McKellen delivers a masterful portrayal of an iconic figure, resisting the dying of the light until he feels that he has solved his final case. In the quiet and thoughtful atmosphere of the movie, the power is often in what McKellen chooses to play and not play that gives Holmes such depth and richness. His frailty is all the more shocking thanks to McKellen himself being something of a national treasure: the age make-up is superb, and the physicality of McKellen’s performance is so convincing that we are forced to contemplate the inevitability of the death not only of the character but of the performer.
Thankfully, the flashbacks provide us with some comfort as we get to see a more sprightly Sherlock in his late prime, bristling against the celebrity image of Watson’s literary creation as he takes on the case of a husband whose grieving wife has been behaving strangely. The flashbacks also give us glimpses of Holmes in situations we have rarely seen him in, from the scorched earth of post-war Hiroshima to seeing him sit in a cinema watching a melodramatised version of his own exploits. There’s a gentle theme of the legend versus the man running through “Mr. Holmes” and, in a delicious nod to the past, the black and white movie Holmes is played by Nicholas Rowe, of “Young Sherlock Holmes” fame.
Laura Linney provides a sharp foil for McKellen’s elderly curmudgeon and theirs is a complex relationship which despite the overt resentment and squabbling has a genuine tenderness at its core. Milo Parker, as Roger, is a tremendous find and he gives a terrific performance that manages to more than hold its own against the heavyweight cast he spends the time with. His is the tiny spark of inspiration that brings Sherlock Holmes back into the world and helps him to the greatest discovery of his career.
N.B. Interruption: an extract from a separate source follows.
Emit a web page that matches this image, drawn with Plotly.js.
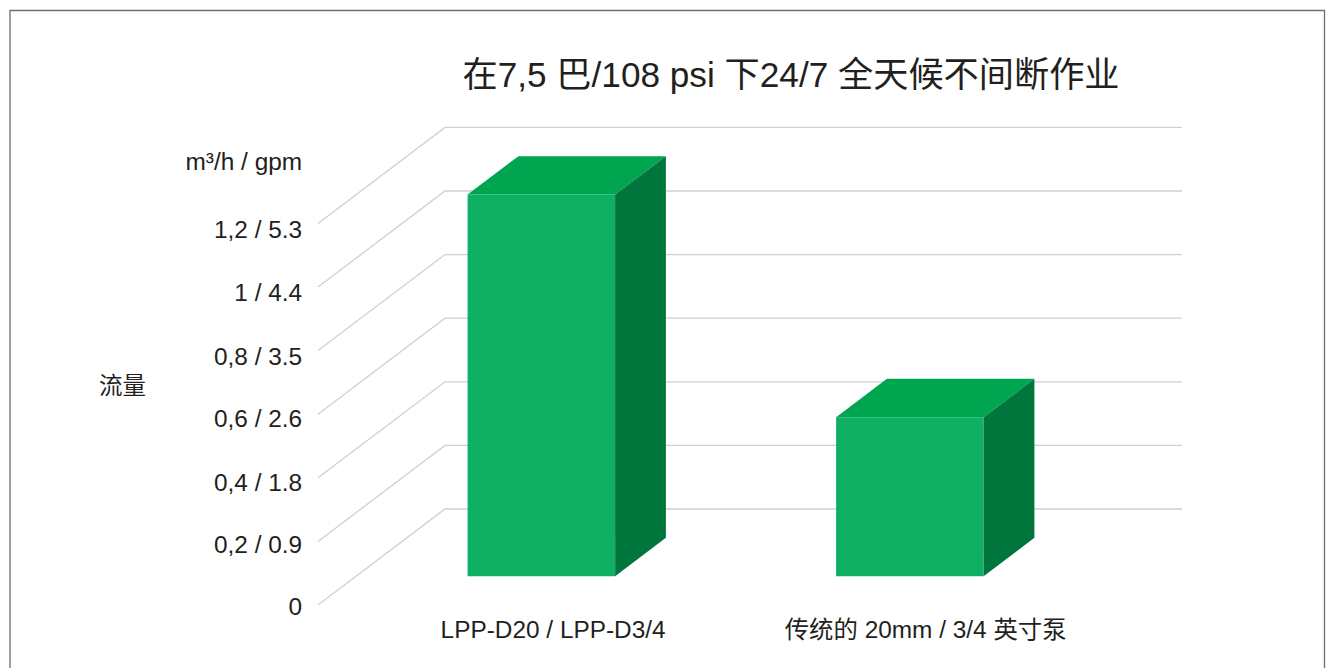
<!DOCTYPE html>
<html>
<head>
<meta charset="utf-8">
<script src="https://cdn.plot.ly/plotly-3.0.1.min.js"></script>
<style>html,body{margin:0;padding:0;background:#fff;overflow:hidden}#chart{width:1329px;height:668px}</style>
</head>
<body>
<div id="chart"></div>
<script>
const categories = ["LPP-D20 / LPP-D3/4", "传统的 20mm / 3/4 英寸泵"];
const flowValues = [1.2, 0.5];
const gridValues = [0, 0.2, 0.4, 0.6, 0.8, 1.0, 1.2];
const labelValues = [-0.006, 0.189, 0.386, 0.587, 0.783, 0.984, 1.182, 1.396];
const tickLabels = ["0", "0,2 / 0.9", "0,4 / 1.8", "0,6 / 2.6", "0,8 / 3.5", "1 / 4.4", "1,2 / 5.3", "m³/h / gpm"];
const categoryLabelPos = [0.638, 1.649];
const titleText = "在7,5 巴/108 psi 下24/7 全天候不间断作业";
const yTitleText = "流量";

const FONT = '"Liberation Sans","Noto Sans CJK SC",Arial,sans-serif';
const W = 1329, H = 668;
const X0 = 318, Y0 = 605;                    // pixel of category 0 / flow 0 on the front edge
const L = 310, R = 1190, T = 120, B = 608;   // plot box in pixels, a little wider than the grid
const catPx = 368.5, valPx = 318;            // pixels per category / per unit of flow
const depthX = 127 / catPx, depthY = 96 / valPx; // oblique offset of the full floor depth
const barW = 147.5 / catPx, barShift = 1 / catPx, d0 = 0.3, d1 = 0.7; // bar width, nudge and depth slice

const proj = (x, v, d) => [x + d * depthX, v + d * depthY];
const xs = p => p.map(q => q[0]), ys = p => p.map(q => q[1]);
const poly = (pts, color) => ({
  type: 'scatter', mode: 'lines', xaxis: 'x2', yaxis: 'y2', x: xs(pts), y: ys(pts), fill: 'toself', fillcolor: color,
  line: {width: 0, color: color}, hoverinfo: 'skip', showlegend: false
});

const traces = [];
// grid: floor edge + back wall, on the lower axes
gridValues.forEach(v => {
  const pts = [proj(0, v, 0), proj(0, v, 1), proj(2, v, 1)];
  traces.push({type: 'scatter', mode: 'lines', x: xs(pts), y: ys(pts),
    line: {color: '#d0d0d0', width: 1.3}, hoverinfo: 'skip', showlegend: false});
});
// bars, on the overlaying axes so they hide the grid
categories.forEach((c, i) => {
  const v = flowValues[i], mid = i + 0.5 + barShift, a = mid - barW / 2, b = mid + barW / 2;
  traces.push(poly([proj(a, v, d0), proj(a, v, d1), proj(b, v, d1), proj(b, v, d0), proj(a, v, d0)], '#00a550'));
  traces.push(poly([proj(b, 0, d0), proj(b, 0, d1), proj(b, v, d1), proj(b, v, d0), proj(b, 0, d0)], '#00763c'));
  const f0 = proj(mid, 0, d0);
  traces.push({type: 'bar', xaxis: 'x2', yaxis: 'y2', x: [f0[0]], y: [v], base: [f0[1]], width: [barW],
    marker: {color: '#0fb063', line: {width: 0}}, hoverinfo: 'skip', showlegend: false});
});

const xRange = [(L - X0) / catPx, (R - X0) / catPx], yRange = [(Y0 - B) / valPx, (Y0 - T) / valPx];
const layout = {
  width: W, height: H,
  margin: {l: L, r: W - R, t: T, b: H - B, pad: 0},
  paper_bgcolor: '#fff', plot_bgcolor: 'rgba(0,0,0,0)',
  showlegend: false, barmode: 'overlay',
  font: {family: FONT, color: '#231f20', size: 24},
  title: {text: titleText, font: {family: FONT, size: 35.2, color: '#231f20'},
    x: 791 / W, xanchor: 'center', y: 1 - 75 / H, yanchor: 'middle'},
  xaxis: {
    range: xRange, showgrid: false, zeroline: false, showline: false, fixedrange: true,
    tickmode: 'array', tickvals: categoryLabelPos, ticktext: categories,
    ticks: '', ticklabelstandoff: 5, tickfont: {family: FONT, size: 24.4, color: '#231f20'}
  },
  yaxis: {
    range: yRange, showgrid: false, zeroline: false, showline: false, fixedrange: true,
    tickmode: 'array', tickvals: labelValues, ticktext: tickLabels,
    ticks: 'outside', ticklen: 2, tickcolor: 'rgba(0,0,0,0)', tickfont: {family: FONT, size: 24.4, color: '#231f20'}
  },
  xaxis2: {overlaying: 'x', range: xRange, visible: false, fixedrange: true},
  yaxis2: {overlaying: 'y', range: yRange, visible: false, fixedrange: true},
  annotations: [{text: yTitleText, xref: 'paper', yref: 'paper',
    x: (122.5 - L) / (R - L), y: (B - 386) / (B - T), xanchor: 'center', yanchor: 'middle',
    showarrow: false, font: {family: FONT, size: 23.5, color: '#231f20'}}],
  shapes: [{type: 'rect', xref: 'paper', yref: 'paper',
    x0: (10 - L) / (R - L), x1: (1324.5 - L) / (R - L),
    y0: (B - 690) / (B - T), y1: (B - 10.5) / (B - T),
    line: {color: '#6e6e6e', width: 1.3}, fillcolor: 'rgba(0,0,0,0)', layer: 'below'}]
};
Plotly.newPlot('chart', traces, layout, {displayModeBar: false, staticPlot: true});
</script>
</body>
</html>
Veteran director Bill Condon wisely offers no action set pieces or token spectacle, just an intriguing nest of mysteries set against the beautifully photographed Sussex countryside. In a noisy summer of extravagant blockbusters, this is a wonderfully quiet drama. Poignant and powerfully honest, “Mr Holmes” is an absorbing drama about regret and growing old; a study in grey of the twilight of The Great Detective.